Bank of America is the latest company to call workers back to the office.
They sent “letters of education” to employees who have not been showing up at the office, warning them of disciplinary action.
The letters received said: “Failure to follow the workplace excellence expectations applicable to your role within two weeks of the date of this notification may result in further disciplinary action.”
A bank spokesperson said the text was consistent with the warning letters that have been sent.
Since the start of this year many banks have been stepping up enforcement of days required in the office.
In April, JPMorgan began requiring all senior managers to be in the office five days a week.
Citigroup also sent a notice to its UK employees that it would begin tracking office visits.
Goldman Sachs asked for attendance from Monday to Thursday had returned to pre-pandemic levels while it was still lower on Fridays.

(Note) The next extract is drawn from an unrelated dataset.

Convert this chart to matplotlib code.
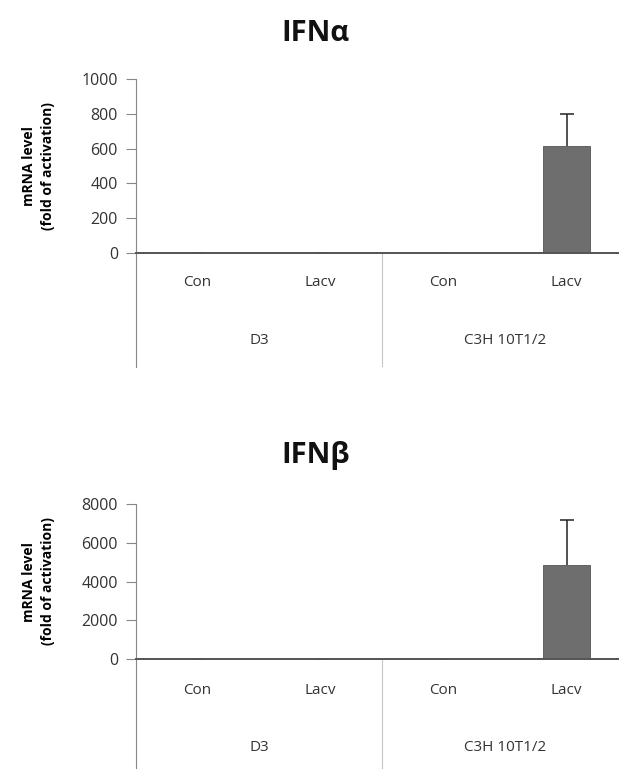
import matplotlib
matplotlib.use('Agg')
import matplotlib.pyplot as plt
from matplotlib.transforms import blended_transform_factory
import numpy as np

plt.rcParams['font.family'] = ['Open Sans', 'DejaVu Sans']

# data
conditions = ['Con', 'Lacv', 'Con', 'Lacv']
cell_lines = ['D3', 'C3H 10T1/2']
ifna_mean = [1, 2, 1, 615]
ifna_err = [0, 0, 0, 185]
ifnb_mean = [1, 3, 1, 4850]
ifnb_err = [0, 0, 0, 2350]

panels = [
    # title, means, errors, yticks, axes rect, tick pad, group label y, line bottom, title y
    ('IFNα', ifna_mean, ifna_err, [0, 200, 400, 600, 800, 1000],
     [0.2197, 0.671, 0.795, 0.2263], 16, -0.50, -0.655, 0.957),
    ('IFNβ', ifnb_mean, ifnb_err, [0, 2000, 4000, 6000, 8000],
     [0.2197, 0.143, 0.795, 0.2016], 17, -0.568, -0.72, 0.408),
]

fig = plt.figure(figsize=(6.19, 7.69), dpi=100)

for title, mean, err, yticks, rect, pad, grp_y, line_y, title_y in panels:
    ax = fig.add_axes(rect)
    x = np.arange(len(conditions))
    bars = ax.bar(x, mean, width=0.38, color='#6e6e6e', edgecolor='#555555', linewidth=0.6,
                  yerr=[np.zeros(len(err)), err],
                  error_kw=dict(ecolor='#222222', elinewidth=1.1, capsize=5, capthick=1.1))
    # only the upper cap is drawn in the original
    caplines = bars.errorbar.lines[1]
    caplines[0].set_visible(False)

    ax.set_xlim(-0.5, 3.5)
    ax.set_ylim(0, yticks[-1])
    ax.set_yticks(yticks)
    ax.set_yticklabels([str(t) for t in yticks], fontsize=11.5, color='#333333')
    ax.set_xticks(x)
    ax.set_xticklabels(conditions, fontsize=11, color='#333333')
    ax.tick_params(axis='x', length=0, pad=pad)
    ax.tick_params(axis='y', length=7, width=0.8, color='#888888', pad=6)

    for s in ['top', 'right', 'left']:
        ax.spines[s].set_visible(False)
    ax.spines['bottom'].set_color('#555555')
    ax.spines['bottom'].set_linewidth(1.4)
    ax.spines['bottom'].set_linestyle((0, (1.5, 0.6)))

    trans = blended_transform_factory(ax.transData, ax.transAxes)
    # y-axis line running down through the category area
    ax.plot([-0.5, -0.5], [1, line_y], transform=trans, color='#888888', lw=0.8,
            clip_on=False)
    ax.plot([1.5, 1.5], [0, line_y], transform=trans, color='#999999', lw=0.8,
            linestyle=(0, (1, 0.8)), clip_on=False)
    for gx, name in zip([0.5, 2.5], cell_lines):
        ax.text(gx, grp_y, name, transform=trans, ha='center', va='center',
                fontsize=11, color='#333333')

    ax.set_ylabel('mRNA level\n(fold of activation)', fontsize=10, fontweight='bold',
                  linespacing=1.45)
    ax.yaxis.set_label_coords(-0.165, 0.5)

    fig.text(0.51, title_y, title, ha='center', va='center', fontsize=21,
             fontweight='bold', color='#111111')

fig.savefig('out.png', dpi=100)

Office attendance expectations have become more stringent as higher interest rates and a slowdown in corporate dealmaking have hurt banks’ bottom lines and prompted lay-offs.

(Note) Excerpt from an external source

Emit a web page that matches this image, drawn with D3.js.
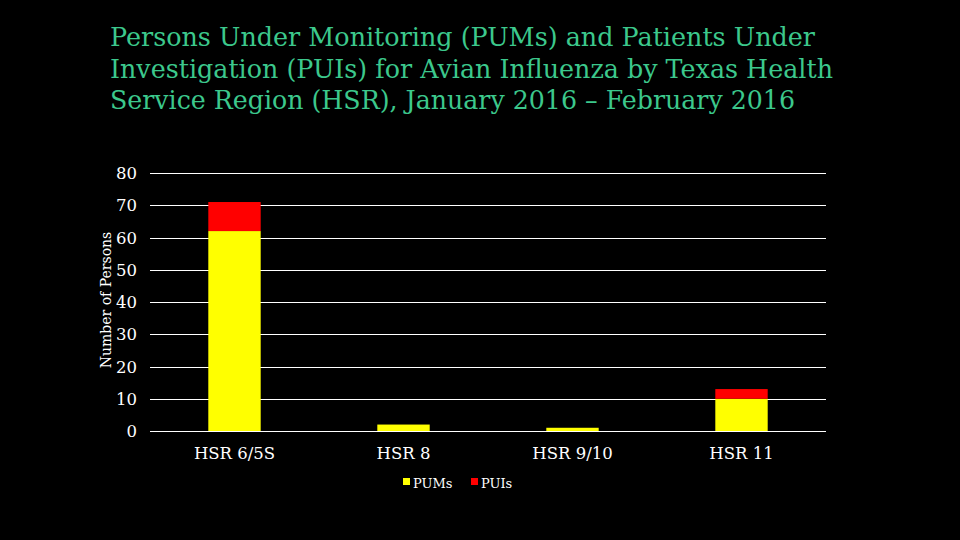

BofA, Citi and UBS have initiated new rounds of job cuts in the past week. BofA’s lay-offs involve a few dozen workers, mostly in its investment bank.
Lay-offs at Citi and UBS are part of restructuring efforts, the former of which is looking to cut 20,000 workers by 2026.
Earlier this month, BofA reported that its employee turnover rate dropped to 6 per cent in the fourth quarter of 2023, about half of the bank’s typical rate.